At Tel Aviv protest, activists hear echoes of Israeli policy in Trump’s refugee ban
Small crowd of mostly left-wing activists and US immigrants gathers with a handful of asylum seekers to voice indignation
Some 40 protesters singing American and Hebrew spirituals protested outside of the US Embassy in Tel Aviv on Sunday night against President Donald Trump’s weekend order banning nationals from seven Muslim-majority countries, including refugees.
“I’m myself an asylum seeker, so I know exactly what it means to be a refugee,” said Togod Omer, 31, from Sudan, who has been in Israel five years. “I know what it’s like to flee your house, to leave your family, I can understand their decision. And when I got to Israel and I understood that Israel didn’t want to let us in, I knew that it wasn’t going to be easy, so I know what that feeling is like too.”
Omer was one of five asylum seekers at the protest, joined by a largely American-Israeli left-wing crowd.
״All over the world, refugees are the same, the same story, the story of fleeing their home and the reasons they flee,” said Omer, who is a student at Tel Aviv’s Open University and a website programmer.
Elliot Glassenberg, an activist with Advocates for Asylum Seekers in Israel and one of the organizers of the protest, said he was heartened to see a mix of Israelis and American-Israelis at the protest. “Americans are up in arms against Trump’s policies, but Bibi’s policies have been in place for years: He closed the border to refugees, he puts refugees in prison, he deports refugees,” said Glassenberg.
“The Israeli people have become complacent. But we also want to send a message to Jews protesting Trump’s policies, we hope they wake up to what’s happening in Israel.”
Glassenberg led renditions of “My Country Tis of Thee” and “Dayenu,” with adapted lyrics to mirror the situation asylum seekers face in Israel.
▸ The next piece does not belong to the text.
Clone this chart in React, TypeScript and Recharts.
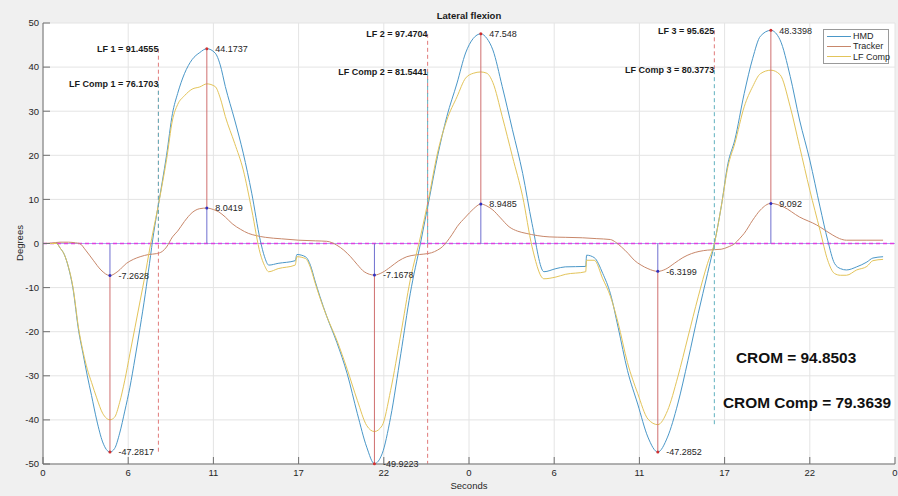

Many of the slogans focused less on Trump and more on removing Prime Minister Benjamin Netanyahu from power.
Many of the protesters were repeat activists from the women’s march on January 21 at the same location, held in cooperation with women’s marches around the world. “There’s a bit of protest fatigue,” said Shifra Sered, 26, originally from Boston, who lives in Tel Aviv and works at a human rights organization. “Protests are not the only way to fight back. So much sucks right now, and so much is scary right now.”
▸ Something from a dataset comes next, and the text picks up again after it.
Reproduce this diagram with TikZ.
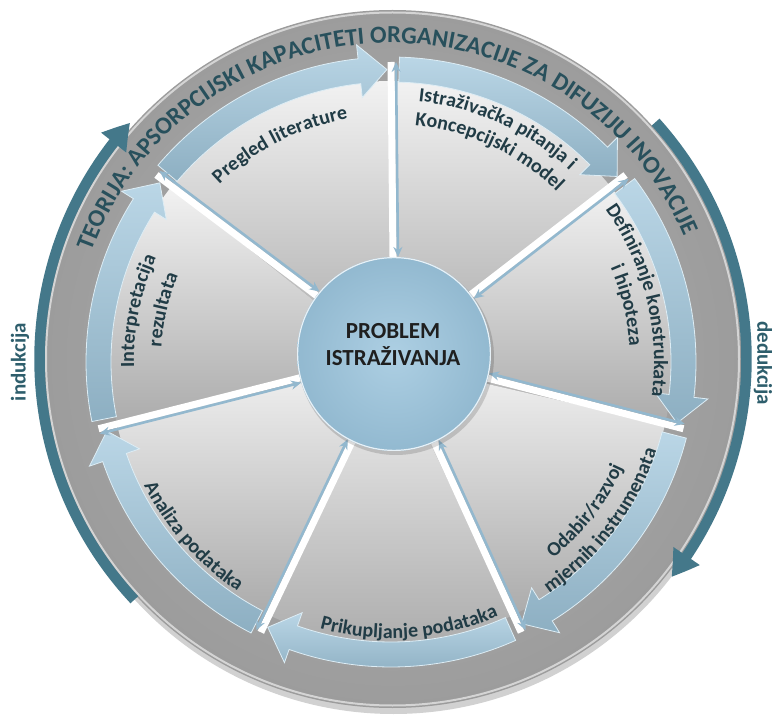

Still, she said it was important for her to be at the protest despite the small numbers.
“I’m here because I’m outraged as an American and as a Jewish American that the Trump organization has targeted an entire ethnic group,” she said. “As a descendant of Holocaust survivors, I know what happens when refugees are turned away. This situation has been happening here for years. We restrict movements and target certain immigrant groups, refugees are even fleeing from persecution here. We have a responsibility to fight here and there for justice, and to stand with our Muslim brothers and sisters.”
Five activists from the Central Bus Station Neighborhood Watch, a vocal group that opposes the African migrant communities in south Tel Aviv, stood in front of the protest and waved large Israeli flags in an attempt to block drivers from seeing the protest. Some tour buses that drove by honked in appreciation as tour groups inside cheered in support.
“I love that Trump said what he did,” said Nini, an activist with the Central Bus Station Neighborhood Watch who declined to give her last name. “Closing the borders is the right thing to do. Here they made the decision way too late, and now there are 250,000 Africans in South Tel Aviv.”
According to organizations that work with those communities, there are approximately 50,000 Eritreans and Sudanese living in South Tel Aviv.
“The US is a country that leads the world, and what they do can really affect and damage the entire world,” said Omer, the asylum seeker from Sudan. “I never expected to hear this, that the president of the United States would talk like this.
“We’re an international community of refugees, we are one and that’s why we are here,” he added. “Let my people go.”